Akame suspiró, decepcionado. Probablemente aquel jefecillo del hampa local era tan notorio como para cubrir bien sus huellas, o tan poco como para que éstas no durasen mucho. De repente, la voz tímida y teñida de alcohol de la primera mujer le sacó de sus pensamientos.
—Yumiko-san, deberíamos marcharnos ya a casa. Me gustaría ir mañana al velatorio, a ofrecer un poco de incienso y una oración por el alma de Ishigami.
—¿Qué? Oh, venga ya... —protestó la otra, más animada—. Le hará falta más de eso para expiar la mitad de sus pecados —dijo luego, dándose por vencida.
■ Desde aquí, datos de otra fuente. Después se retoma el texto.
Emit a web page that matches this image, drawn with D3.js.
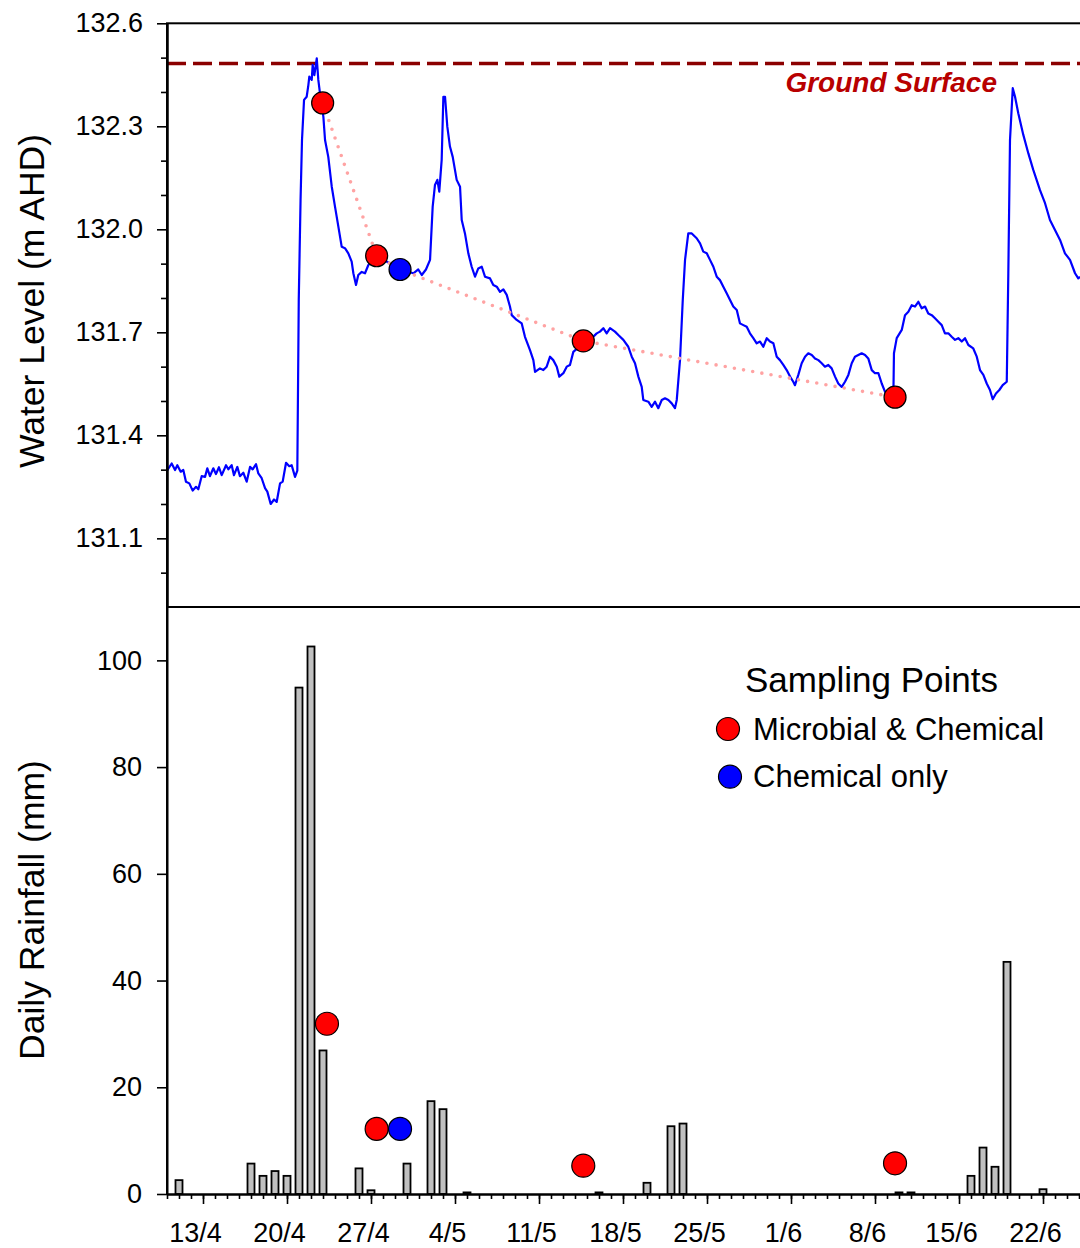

Terminó de un trago su cerveza, dejó algunos billetes sobre la mesa y se levantó junto a su amiga—. Buenas noches, shinobis.
El mayor de los Uchiha las observó marcharse por el concurrido salón, con la mirada perdida en las nalgas de la más tímida de las mujeres. «Velatorio...». De repente, Akame se giró hacia su compañero de profesión, con los ojos encendidos.
—¿Dijiste que el muerto se levantó?
—
Algunas de las mariposas de Aiko se dirigieron hacia la parte más rica de la ciudad —la que rodeaba el espléndido palacio del Daimyo— en busca de... ¿De qué? Lo que encontraron fueron residencias de dos y tres plantas con amplios jardines, fuentes de piedra bien decoradas y diverso paisaje; a aquellas horas de la noche no había apenas un alma en las calles del barrio noble de Yamiria, a excepción de algún que otro señor borracho y bien acompañado.
Por otra parte, las que se dirigieron hacia las afueras empezaron a peinar los campos que rodeaban la ciudad. Incluso de noche, había algún que otro transeúte circulando por los caminos. Aunque no encontraron ni rastro del hombre con cara de rata —por la noche y desde las alturas era difícil distinguir—, y del ninja nisiquiera conocía su aspecto. Parecía que la búsqueda iba a ser, una vez más, infructuosa.
Para cuando hubiesen pasado algunas horas, el cansancio que debía sentir aquella chica era titánico. Probablemente sus compañeros ya se hubiesen ido a dormir, pues debían ser por lo menos las tres o cuatro de la madrugada.